Oireachtas Joint and Select Committees

Thursday, 11 June 2015

Joint Oireachtas Committee on Finance, Public Expenditure and Reform

Fiscal Assessment Report: Irish Fiscal Advisory Council

2:00 pm

Professor John McHale:

They are the quite different areas. To take the middle one on growth first, we have endorsed the growth projections underlying the stability programme and, as such, we do not have a significant issue with those. We produce our own benchmark forecasts which are a bit different, but certainly the Government's projections are within what we consider to be an endorsable range. Once we look beyond 2016, the Government is over-complying with the fiscal rules.

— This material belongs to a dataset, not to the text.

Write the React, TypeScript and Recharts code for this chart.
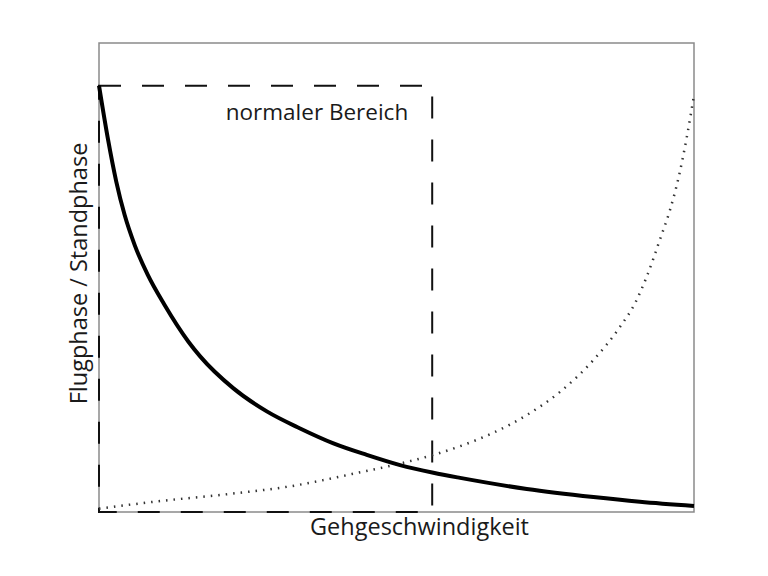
import React from 'react';
import { LineChart, Line, XAxis, YAxis, ReferenceArea } from 'recharts';

// walking speed (0..1) vs. flight/stance ratio
const stanceSpeed = [0, 0.015, 0.029, 0.043, 0.06, 0.082, 0.11, 0.15, 0.17, 0.226, 0.282, 0.338, 0.394, 0.45, 0.506, 0.562, 0.607, 0.719, 0.831, 0.909, 1.0];
const stanceRatio = [1.0, 0.875, 0.775, 0.697, 0.626, 0.556, 0.486, 0.4, 0.365, 0.29, 0.236, 0.196, 0.161, 0.134, 0.11, 0.092, 0.08, 0.054, 0.035, 0.024, 0.014];

const flightSpeed = [0, 0.105, 0.217, 0.329, 0.371, 0.425, 0.495, 0.562, 0.612, 0.663, 0.719, 0.775, 0.831, 0.876, 0.901, 0.92, 0.943, 0.96, 0.975, 0.988, 1.0];
const flightRatio = [0.008, 0.026, 0.042, 0.062, 0.073, 0.089, 0.11, 0.134, 0.157, 0.186, 0.2275, 0.282, 0.3565, 0.435, 0.49, 0.55, 0.64, 0.71, 0.79, 0.88, 0.978];

const normalRange = [0, 0.56];
const normalTop = 1.0;
const yMax = 1.1;

const xTitle = 'Gehgeschwindigkeit';
const yTitle = 'Flugphase / Standphase';
const rangeTitle = 'normaler Bereich';

const stanceData = stanceSpeed.map((x, i) => ({ x, y: stanceRatio[i] }));
const flightData = flightSpeed.map((x, i) => ({ x, y: flightRatio[i] }));

const FONT = '"Open Sans", sans-serif';
const INK = '#1a1a1a';

// axis titles hang off the plot frame
const FrameTitles = (props: any) => {
  const { x, y, width, height } = props.viewBox;
  const ly = y + height / 2 - 4;
  const lx = x - 21;
  return (
    <g fontFamily={FONT} fontSize={23.5} fill={INK}>
      <text x={x + width / 2 + 23} y={y + height + 23} textAnchor="middle">
        {xTitle}
      </text>
      <text x={lx} y={ly} transform={`rotate(-90 ${lx} ${ly})`} textAnchor="middle" dominantBaseline="central">
        {yTitle}
      </text>
    </g>
  );
};

const RangeTitle = (props: any) => {
  const { x, y, width } = props.viewBox;
  return (
    <text x={x + width - 24} y={y + 34} textAnchor="end" fontFamily={FONT} fontSize={22.5} fill={INK}>
      {rangeTitle}
    </text>
  );
};

export default function App() {
  return (
    <LineChart width={760} height={560} margin={{ top: 35, right: 74, bottom: 56, left: 91 }}>
      <XAxis type="number" dataKey="x" domain={[0, 1]} hide />
      <YAxis type="number" dataKey="y" domain={[0, yMax]} hide />
      <ReferenceArea
        x1={0}
        x2={1}
        y1={0}
        y2={yMax}
        fill="none"
        stroke="#8a8a8a"
        strokeWidth={1.5}
        label={<FrameTitles />}
      />
      <ReferenceArea
        x1={normalRange[0]}
        x2={normalRange[1]}
        y1={0}
        y2={normalTop}
        fill="none"
        stroke="#111"
        strokeWidth={2}
        strokeDasharray="22 21"
        label={<RangeTitle />}
      />
      <Line
        data={flightData}
        dataKey="y"
        type="monotone"
        stroke="#333"
        strokeWidth={2.5}
        strokeDasharray="1.5 6"
        dot={false}
        isAnimationActive={false}
      />
      <Line
        data={stanceData}
        dataKey="y"
        type="monotone"
        stroke="#000"
        strokeWidth={4}
        dot={false}
        isAnimationActive={false}
      />
    </LineChart>
  );
}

The problem is not that it is not complying; it is actually bringing down the structural deficit by more than 1% of GDP per year and is well above the required level of 0.6%. Our problem after 2016 is that the projections are not based on a plan. For instance, we know the Government has a stated intention to have tax cuts post-2016, but those tax cuts are not built into the projections at all. A matter that came up before and which Deputy Boyd Barrett raised again is that on the expenditure side we know there are underlying demographic pressures and other pressures on Government spending which are not built into the projections post-2016 or certainly they are not adequately built in. It leads to the projection that non-interest spending as a share of GDP will fall by 5% of GDP over that period, which is not credible. That is really what our problem is post-2016. It is not non-compliance with the rules, but there is no proper plan based on proper projections, particularly on the expenditure side.